The POST in step 4. creates a record in the database and then redirects the user to the second step of the form using the newly created record identifier as a key. The output cache kicked in for the GET request when the form was written to the browser; resulting in a html form being written from the cache. This meant the form was always created as below with the first user’s unique database key rather than the one passed in the querystring.

<form id="aspnetForm" action="/submit2.aspx?id=2&uid=3" method="post" name="aspnetForm">

The result of this meant that multiple users attempting the submission user journey within the output cache expiration period would end up being redirected to a page containing a submission form pointing to the same record in the database. As this was a low usage form, we didn’t see many mixed up records (good) but it was also much harder to identify (bad).

Resolution

The following options were available:

Add in the querystring parameters used by the problem pages to the VaryByParam property
Disable the output cache

I decided the latter was the most sensible course of action for us as we had a lot of parameters used across the site, and also we currently don’t need any output cache. In fact, with anything but a very high-load EPiServer site you rarely do. The EPiServer CMS caching framework (which is at a lower database level) ensures a good level of performance. Joel Abrahamsson has written a really useful summary of the output cache within EPiServer and also the more general caching framework in EPiServer .
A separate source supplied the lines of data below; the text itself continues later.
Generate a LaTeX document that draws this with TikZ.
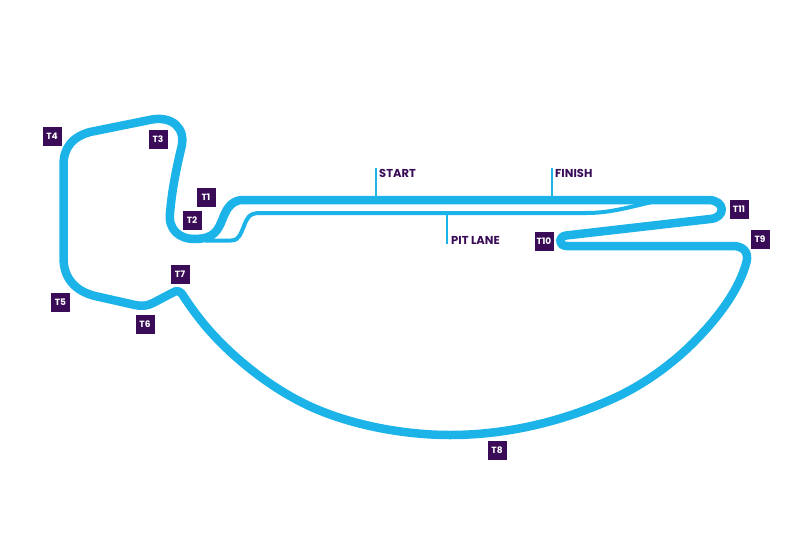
\documentclass[tikz,border=0pt]{standalone}
\usepackage{fontspec}
\setmainfont{Poppins}
\usetikzlibrary{positioning}
\definecolor{track_blue}{HTML}{1BB3E8}
\definecolor{turn_purple}{HTML}{3A0C58}
\tikzset{
  track/.style = {draw=track_blue, line width=8.5pt, line join=round},
  pit/.style = {draw=track_blue, line width=4pt, line join=round},
  stem/.style = {draw=track_blue, line width=1.2pt},
  turn/.style = {fill=turn_purple, text=white, font=\bfseries\fontsize{9}{9}\selectfont,
    minimum size=19pt, inner sep=0pt},
  banner/.style = {text=turn_purple, font=\bfseries\fontsize{11.5}{12}\selectfont, inner sep=0pt}
}
\begin{document}
\begin{tikzpicture}[x=1pt, y=-1pt]
        \useasboundingbox (0,0) rectangle (800,533);

        % Pit lane
        \draw[pit] (205,240.5) -- (231,240.5)
            .. controls (240,240.5) and (241,232) .. (244,226)
            .. controls (247,218) and (249,213) .. (260,213)
            -- (587,213)
            .. controls (610,213) and (630,207) .. (656,201);

        % Track
        \draw[track] (243,200) -- (708,200)
            .. controls (726,200) and (726,218) .. (710,219)
            -- (566,235.5)
            .. controls (558,236.5) and (558,246) .. (567,246)
            -- (733,246)
            .. controls (743,246) and (749,252) .. (746.5,262)
            .. controls (739,290) and (718,318) .. (693,343)
            .. controls (670,366) and (640,387) .. (610,400)
            .. controls (565,420) and (510,435) .. (450,435)
            .. controls (400,435) and (344,423.5) .. (303,403)
            .. controls (262,382.5) and (225,350) .. (203,323)
            .. controls (195,313) and (190,306) .. (184,297)
            .. controls (180,290) and (177,290) .. (172,293)
            -- (153,303)
            .. controls (147,306) and (142,306.5) .. (135,305)
            -- (95,296)
            .. controls (75,291) and (63.5,278) .. (63.5,258)
            -- (63.5,165)
            .. controls (63.5,148) and (72,137) .. (90,132)
            -- (152,119.5)
            .. controls (172,116) and (186,128) .. (181.5,147)
            .. controls (176,170) and (172,190) .. (170,213)
            .. controls (168,230) and (180,239) .. (194,239)
            .. controls (215,239) and (218,230) .. (223,218)
            .. controls (227,207) and (233,200) .. (243,200)
            -- cycle;

        % Stems
        \coordinate (start_top) at (376,168);
        \coordinate (start_foot) at (376,197);
        \coordinate (finish_top) at (552,168);
        \coordinate (finish_foot) at (552,197);
        \coordinate (pit_top) at (447,213);
        \coordinate (pit_foot) at (447,244);
        \draw[stem] (start_top) -- (start_foot);
        \draw[stem] (finish_top) -- (finish_foot);
        \draw[stem] (pit_top) -- (pit_foot);

        % Labels
        \node[banner, anchor=west] at (379,173) (start) {START};
        \node[banner, anchor=west] at (555,173) (finish) {FINISH};
        \node[banner, anchor=west] at (451,240) (pit_lane) {PIT LANE};

        % Turns
        \node[turn] at (206,197) (t1) {T1};
        \node[turn] at (192,220) (t2) {T2};
        \node[turn] at (158,139) (t3) {T3};
        \node[turn] at (52,136) (t4) {T4};
        \node[turn] at (60.5,302) (t5) {T5};
        \node[turn] at (145,324) (t6) {T6};
        \node[turn] at (180,274) (t7) {T7};
        \node[turn] at (497,450) (t8) {T8};
        \node[turn] at (760,239) (t9) {T9};
        \node[turn] at (544,241) (t10) {T10};
        \node[turn] at (739,209) (t11) {T11};
    \end{tikzpicture}
\end{document}
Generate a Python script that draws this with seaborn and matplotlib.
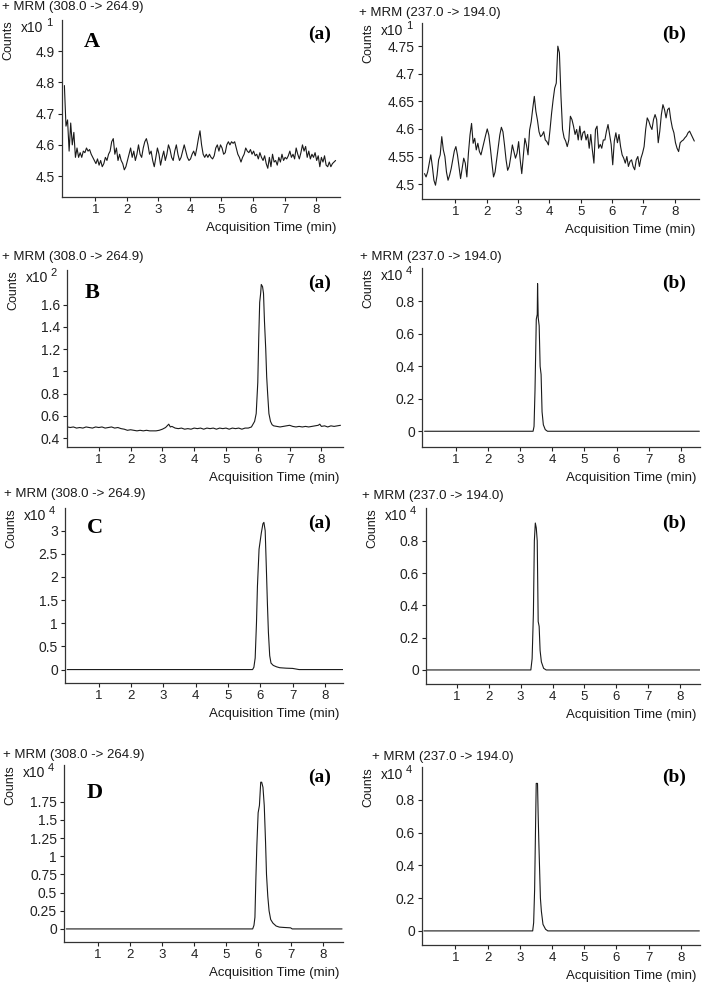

Top tips / Tip tops for avoiding output cache pain

Be very sure that a high-level cache, such as the output cache is what you really need to improve performance.
Record in your development documentation that you are using an output cache and importantly why you are using it, so that fellow developers understand the development constraints.
Modify your test cases to specifically validate functionality that could be impacted by the output cache.

TL;DR

Unnecessary performance optimisation caused data integrity issues.